_Data supplied_
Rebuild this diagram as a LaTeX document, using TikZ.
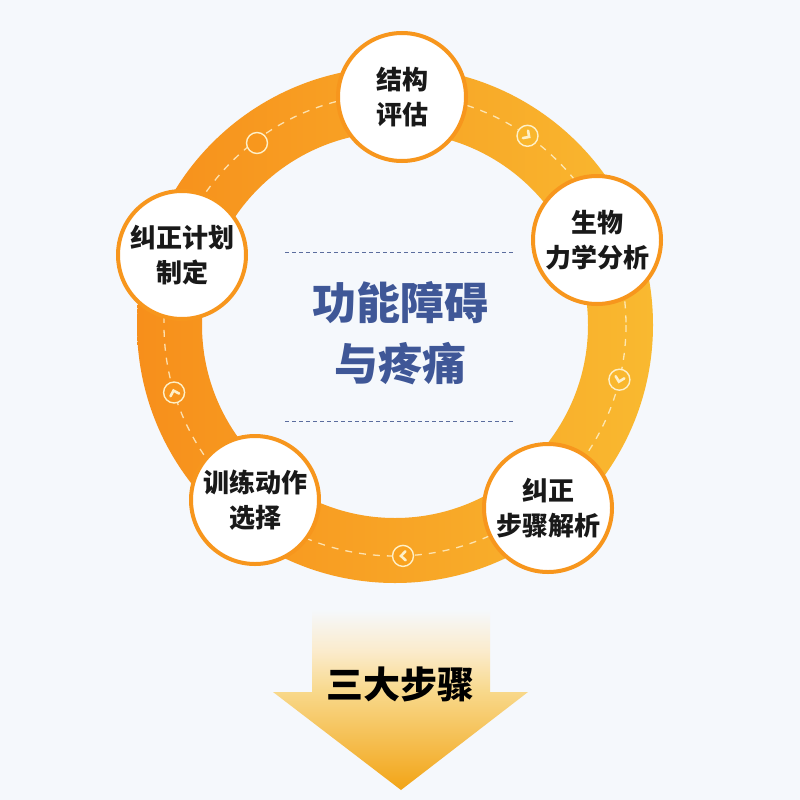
\documentclass[tikz,border=0pt]{standalone}
\usepackage{fontspec}
\newfontfamily\cjk{Noto Sans CJK SC}
\definecolor{bg}{HTML}{F5F8FC}
\definecolor{ringL}{HTML}{F78F1B}
\definecolor{ringM}{HTML}{F9A21F}
\definecolor{ringR}{HTML}{F9B930}
\definecolor{nodeor}{HTML}{F7961D}
\definecolor{marker}{HTML}{FEF0C8}
\definecolor{titleblue}{HTML}{3F5797}
\definecolor{dashblue}{HTML}{5B6D9E}
\definecolor{arrA}{HTML}{F2A416}
\definecolor{arrB}{HTML}{F8D88A}
\definecolor{arrC}{HTML}{FBEBCB}
\pgfdeclareverticalshading{arrowsh}{100bp}{color(0bp)=(arrA); color(25bp)=(arrA); color(50.5bp)=(arrB); color(61bp)=(arrC); color(72bp)=(bg); color(100bp)=(bg)}
\tikzset{
  stepnode/.style={circle, minimum size=128pt, inner sep=0pt, draw=nodeor, line width=4pt, fill=white, align=center, text=black!90, font=\cjk\bfseries\fontsize{26}{35}\selectfont},
  markring/.style={draw=marker, line width=1.4pt},
  chev/.style={draw=marker, line width=2.6pt, line cap=round, line join=miter},
  midline/.style={draw=marker!80, line width=1.3pt, dash pattern=on 7pt off 7pt, opacity=0.8},
  sepline/.style={draw=dashblue, line width=0.9pt, dash pattern=on 4pt off 3pt}
}
\begin{document}
\begin{tikzpicture}[x=1pt,y=-1pt]
\fill[bg] (0,0) rectangle (800,800);
\useasboundingbox (0,0) rectangle (800,800);
% ring
\coordinate (c) at (395,325);
\shade[left color=ringL, middle color=ringM, right color=ringR, even odd rule] (c) circle (258) (c) circle (193);
\draw[midline] (c) circle (231);
% markers
\coordinate (m1) at (527.5,135.8);
\coordinate (m2) at (619.4,379.7);
\coordinate (m3) at (403,555.9);
\coordinate (m4) at (174.1,392.5);
\coordinate (m5) at (257,143);
\foreach \m/\col in {m1/ringR!85!ringM, m2/ringR!90!ringM, m3/ringM, m4/ringL!70!ringM, m5/ringL!60!ringM}{
  \fill[\col] (\m) circle (11);
  \draw[markring] (\m) circle (10.5);
}
\foreach \m/\b in {m1/-35, m2/-103.7, m3/-178, m4/107}{
  \begin{scope}[shift={(\m)}, rotate=\b]
    \draw[chev] (-2.5,-4.5) -- (2,0) -- (-2.5,4.5);
  \end{scope}
}
% bottom arrow
\shade[shading=arrowsh] (312,598) -- (490,598) -- (490,692) -- (528,692) -- (401,790) -- (273,692) -- (312,692) -- cycle;
\node[font=\cjk\bfseries\fontsize{37}{40}\selectfont, text=black] (steps) at (400,684) {三大步骤};
% nodes
\node[stepnode] (n1) at (402,97) {结构\\评估};
\node[stepnode] (n2) at (597,240) {生物\\力学分析};
\node[stepnode] (n3) at (548,508) {纠正\\步骤解析};
\node[stepnode] (n4) at (255,500) {训练动作\\选择};
\node[stepnode] (n5) at (182,255) {纠正计划\\制定};
% center title
\coordinate (s1a) at (285,252);
\coordinate (s1b) at (515,252);
\coordinate (s2a) at (285,421);
\coordinate (s2b) at (515,421);
\draw[sepline] (s1a) -- (s1b);
\draw[sepline] (s2a) -- (s2b);
\node[align=center, text=titleblue, font=\cjk\bfseries\fontsize{44}{61}\selectfont] (title) at (400,333) {功能障碍\\与疼痛};
\end{tikzpicture}
\end{document}
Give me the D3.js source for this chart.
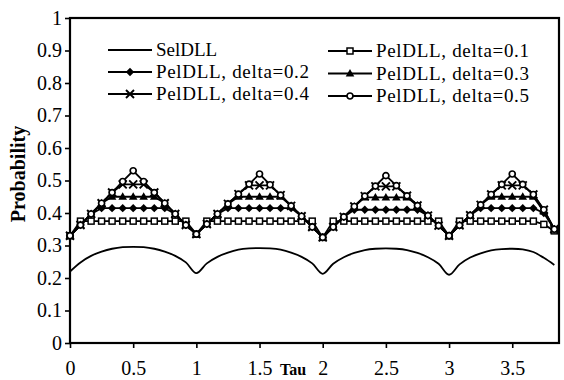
<!DOCTYPE html>
<html>
<head>
<meta charset="utf-8">
<script src="https://cdn.jsdelivr.net/npm/d3@7"></script>
<style>
  body { margin: 0; background: #fff; }
  svg text { font-family: "Liberation Serif", "Times New Roman", serif; fill: #000; }
</style>
</head>
<body>
<div id="chart"></div>
<script>
// ---------------------------------------
// data
const tau = [0, 0.083, 0.167, 0.25, 0.333, 0.417, 0.5, 0.583, 0.667, 0.75, 0.833, 0.917,
  1, 1.083, 1.167, 1.25, 1.333, 1.417, 1.5, 1.583, 1.667, 1.75, 1.833, 1.917,
  2, 2.083, 2.167, 2.25, 2.333, 2.417, 2.5, 2.583, 2.667, 2.75, 2.833, 2.917,
  3, 3.083, 3.167, 3.25, 3.333, 3.417, 3.5, 3.583, 3.667, 3.75, 3.833];

const selDLL = [0.22, 0.248, 0.268, 0.281, 0.29, 0.295, 0.296, 0.295, 0.29, 0.281, 0.268, 0.248,
  0.215, 0.245, 0.265, 0.278, 0.287, 0.291, 0.292, 0.291, 0.287, 0.278, 0.265, 0.245,
  0.213, 0.244, 0.264, 0.277, 0.286, 0.29, 0.291, 0.29, 0.286, 0.277, 0.264, 0.244,
  0.21, 0.242, 0.263, 0.276, 0.285, 0.289, 0.29, 0.288, 0.28, 0.262, 0.24];

const pel01 = [0.33, 0.375, 0.375, 0.375, 0.375, 0.375, 0.375, 0.375, 0.375, 0.375, 0.375, 0.375,
  0.335, 0.375, 0.375, 0.375, 0.375, 0.375, 0.375, 0.375, 0.375, 0.375, 0.375, 0.375,
  0.325, 0.375, 0.375, 0.375, 0.375, 0.375, 0.375, 0.375, 0.375, 0.375, 0.375, 0.375,
  0.33, 0.375, 0.375, 0.375, 0.375, 0.375, 0.375, 0.375, 0.375, 0.365, 0.345];

const pel02 = [0.33, 0.363, 0.397, 0.415, 0.415, 0.415, 0.415, 0.415, 0.415, 0.415, 0.397, 0.363,
  0.335, 0.366, 0.397, 0.415, 0.415, 0.415, 0.415, 0.415, 0.415, 0.415, 0.39, 0.357,
  0.325, 0.357, 0.388, 0.41, 0.41, 0.41, 0.41, 0.41, 0.41, 0.41, 0.392, 0.361,
  0.33, 0.362, 0.393, 0.415, 0.415, 0.415, 0.415, 0.415, 0.415, 0.4, 0.35];

const pel03 = [0.33, 0.363, 0.397, 0.43, 0.45, 0.45, 0.45, 0.45, 0.45, 0.43, 0.397, 0.363,
  0.335, 0.366, 0.397, 0.428, 0.45, 0.45, 0.45, 0.45, 0.45, 0.422, 0.39, 0.357,
  0.325, 0.357, 0.388, 0.42, 0.448, 0.448, 0.448, 0.448, 0.448, 0.423, 0.392, 0.361,
  0.33, 0.362, 0.393, 0.425, 0.45, 0.45, 0.45, 0.45, 0.45, 0.405, 0.35];

const pel04 = [0.33, 0.363, 0.397, 0.43, 0.463, 0.488, 0.488, 0.488, 0.463, 0.43, 0.397, 0.363,
  0.335, 0.366, 0.397, 0.428, 0.458, 0.485, 0.485, 0.485, 0.455, 0.422, 0.39, 0.357,
  0.325, 0.357, 0.388, 0.42, 0.452, 0.482, 0.482, 0.482, 0.453, 0.423, 0.392, 0.361,
  0.33, 0.362, 0.393, 0.425, 0.457, 0.485, 0.485, 0.485, 0.457, 0.41, 0.35];

const pel05 = [0.33, 0.363, 0.397, 0.43, 0.463, 0.497, 0.53, 0.497, 0.463, 0.43, 0.397, 0.363,
  0.335, 0.366, 0.397, 0.428, 0.458, 0.489, 0.52, 0.487, 0.455, 0.422, 0.39, 0.357,
  0.325, 0.357, 0.388, 0.42, 0.452, 0.483, 0.515, 0.484, 0.453, 0.423, 0.392, 0.361,
  0.33, 0.362, 0.393, 0.425, 0.457, 0.488, 0.52, 0.488, 0.457, 0.41, 0.35];

const seriesNames = ["SelDLL", "PelDLL, delta=0.1", "PelDLL, delta=0.2",
  "PelDLL, delta=0.3", "PelDLL, delta=0.4", "PelDLL, delta=0.5"];
const xTicks = [0, 0.5, 1, 1.5, 2, 2.5, 3, 3.5];
const yTicks = [0, 0.1, 0.2, 0.3, 0.4, 0.5, 0.6, 0.7, 0.8, 0.9, 1];

// ---------------------------------------
// svg params
const W = 564, H = 380;
const margin = {top: 18, right: 5, bottom: 37, left: 70};
const width = W - margin.left - margin.right;
const height = H - margin.top - margin.bottom;

const svg = d3.select("#chart").append("svg")
    .attr("width", W)
    .attr("height", H);
const g = svg.append("g")
    .attr("transform", "translate(" + margin.left + "," + margin.top + ")");

const x = d3.scaleLinear().domain([0, 3.87]).range([0, width]);
const y = d3.scaleLinear().domain([0, 1]).range([height, 0]);

// axes
const xAxis = g.append("g")
    .attr("transform", "translate(0," + height + ")")
    .call(d3.axisBottom(x).tickValues(xTicks).tickSize(5).tickPadding(13)
        .tickFormat(d3.format("~g")));
const yAxis = g.append("g")
    .call(d3.axisLeft(y).tickValues(yTicks).tickSize(5).tickPadding(3)
        .tickFormat(d3.format("~g")));
[xAxis, yAxis].forEach((a) => {
  a.select(".domain").remove();
  a.selectAll("line").attr("stroke", "#000").attr("stroke-width", 1.6);
  a.selectAll("text").style("font-size", "20px");
});

// frame
g.append("rect")
    .attr("width", width)
    .attr("height", height)
    .attr("fill", "none")
    .attr("stroke", "#000")
    .attr("stroke-width", 2.2);

// axis titles
g.append("text")
    .attr("x", 223)
    .attr("y", height + 32)
    .attr("text-anchor", "middle")
    .style("font-size", "16px")
    .style("font-weight", "bold")
    .text("Tau");
svg.append("text")
    .attr("transform", "translate(25,174) rotate(-90)")
    .attr("text-anchor", "middle")
    .style("font-size", "20px")
    .style("font-weight", "bold")
    .text("Probability");

// ---------------------------------------
// markers
const markers = {
  square: (sel) => sel.append("rect").attr("x", -3).attr("y", -3).attr("width", 6).attr("height", 6)
      .attr("fill", "#fff").attr("stroke", "#000").attr("stroke-width", 1.5),
  diamond: (sel) => sel.append("path").attr("d", "M0,-4.2L4.2,0L0,4.2L-4.2,0Z").attr("fill", "#000"),
  triangle: (sel) => sel.append("path").attr("d", "M0,-4.5L4.3,3L-4.3,3Z").attr("fill", "#000"),
  cross: (sel) => sel.append("path").attr("d", "M-4,-4L4,4M-4,4L4,-4")
      .attr("stroke", "#000").attr("stroke-width", 1.9),
  circle: (sel) => sel.append("circle").attr("r", 3)
      .attr("fill", "#fff").attr("stroke", "#000").attr("stroke-width", 1.7),
};

const pelSeries = [
  {name: seriesNames[1], values: pel01, marker: "square"},
  {name: seriesNames[2], values: pel02, marker: "diamond"},
  {name: seriesNames[3], values: pel03, marker: "triangle"},
  {name: seriesNames[4], values: pel04, marker: "cross"},
  {name: seriesNames[5], values: pel05, marker: "circle"},
];

const plot = g.append("g");

// SelDLL smooth curve
plot.append("path")
    .datum(selDLL.map((v, i) => [tau[i], v]))
    .attr("fill", "none")
    .attr("stroke", "#000")
    .attr("stroke-width", 1.8)
    .attr("d", d3.line().x((d) => x(d[0])).y((d) => y(d[1])).curve(d3.curveCatmullRom));

const line = d3.line().x((d) => x(d[0])).y((d) => y(d[1]));
pelSeries.forEach((s) => {
  const pts = s.values.map((v, i) => [tau[i], v]);
  plot.append("path")
      .datum(pts)
      .attr("fill", "none")
      .attr("stroke", "#000")
      .attr("stroke-width", 1.8)
      .attr("d", line);
  plot.selectAll(null)
      .data(pts)
      .enter()
      .append("g")
      .attr("transform", (d) => "translate(" + x(d[0]) + "," + y(d[1]) + ")")
      .each(function() { markers[s.marker](d3.select(this)); });
});

// ---------------------------------------
// legend, two columns
const legendItems = [
  {name: seriesNames[0], marker: null, lx: 108, ly: 50},
  {name: seriesNames[1], marker: "square", lx: 328, ly: 51},
  {name: seriesNames[2], marker: "diamond", lx: 108, ly: 72},
  {name: seriesNames[3], marker: "triangle", lx: 328, ly: 73.5},
  {name: seriesNames[4], marker: "cross", lx: 108, ly: 94},
  {name: seriesNames[5], marker: "circle", lx: 328, ly: 96},
];
const legend = svg.append("g")
    .selectAll("g")
    .data(legendItems)
    .enter()
    .append("g")
    .attr("transform", (d) => "translate(" + d.lx + "," + d.ly + ")");
legend.append("line")
    .attr("x1", 0).attr("x2", 44)
    .attr("stroke", "#000").attr("stroke-width", 1.8);
legend.each(function(d) {
  if (d.marker) {
    markers[d.marker](d3.select(this).append("g").attr("transform", "translate(22,0)"));
  }
});
legend.append("text")
    .attr("x", 48)
    .attr("y", 6)
    .style("font-size", "19px")
    .attr("textLength", (d) => d.marker ? 153 : null)
    .text((d) => d.name);
</script>
</body>
</html>
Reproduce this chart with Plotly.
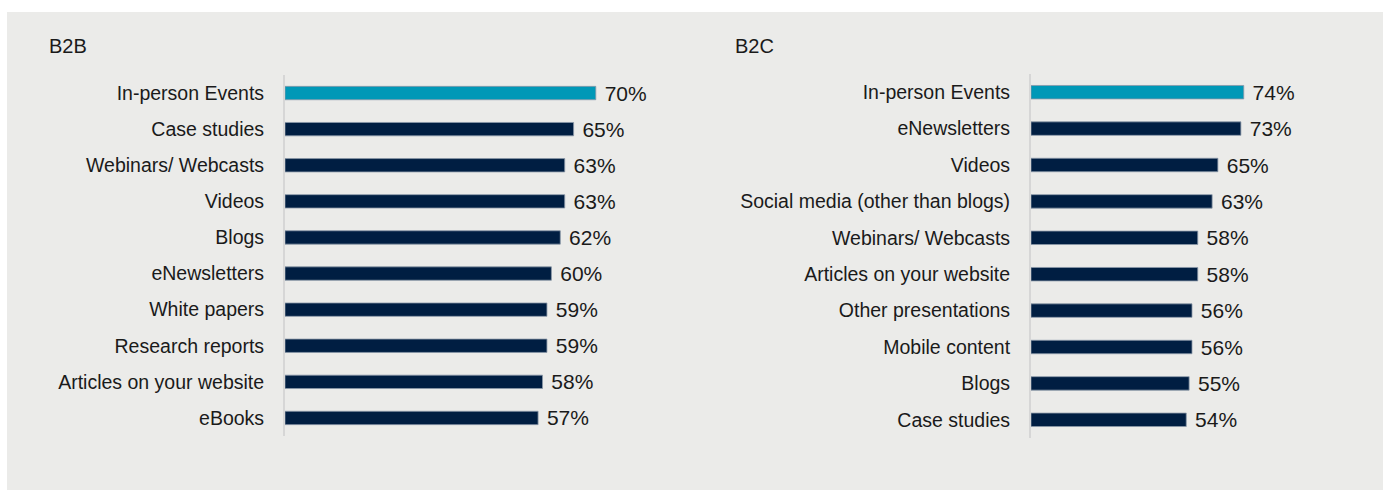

_The exercise_
Your task is to transcribe exactly the lines starting at the line that contains "Give me the D3.js source for this chart." and ending at the line that contains "3.667, 3.75, 3.833];", both included. Leave out the pictures.

_Exercise answer_
Give me the D3.js source for this chart.
<!DOCTYPE html>
<html>
<head>
<meta charset="utf-8">
<script src="https://cdn.jsdelivr.net/npm/d3@7"></script>
<style>
  body { margin: 0; background: #fff; }
  svg text { font-family: "Liberation Serif", "Times New Roman", serif; fill: #000; }
</style>
</head>
<body>
<div id="chart"></div>
<script>
// ---------------------------------------
// data
const tau = [0, 0.083, 0.167, 0.25, 0.333, 0.417, 0.5, 0.583, 0.667, 0.75, 0.833, 0.917,
  1, 1.083, 1.167, 1.25, 1.333, 1.417, 1.5, 1.583, 1.667, 1.75, 1.833, 1.917,
  2, 2.083, 2.167, 2.25, 2.333, 2.417, 2.5, 2.583, 2.667, 2.75, 2.833, 2.917,
  3, 3.083, 3.167, 3.25, 3.333, 3.417, 3.5, 3.583, 3.667, 3.75, 3.833];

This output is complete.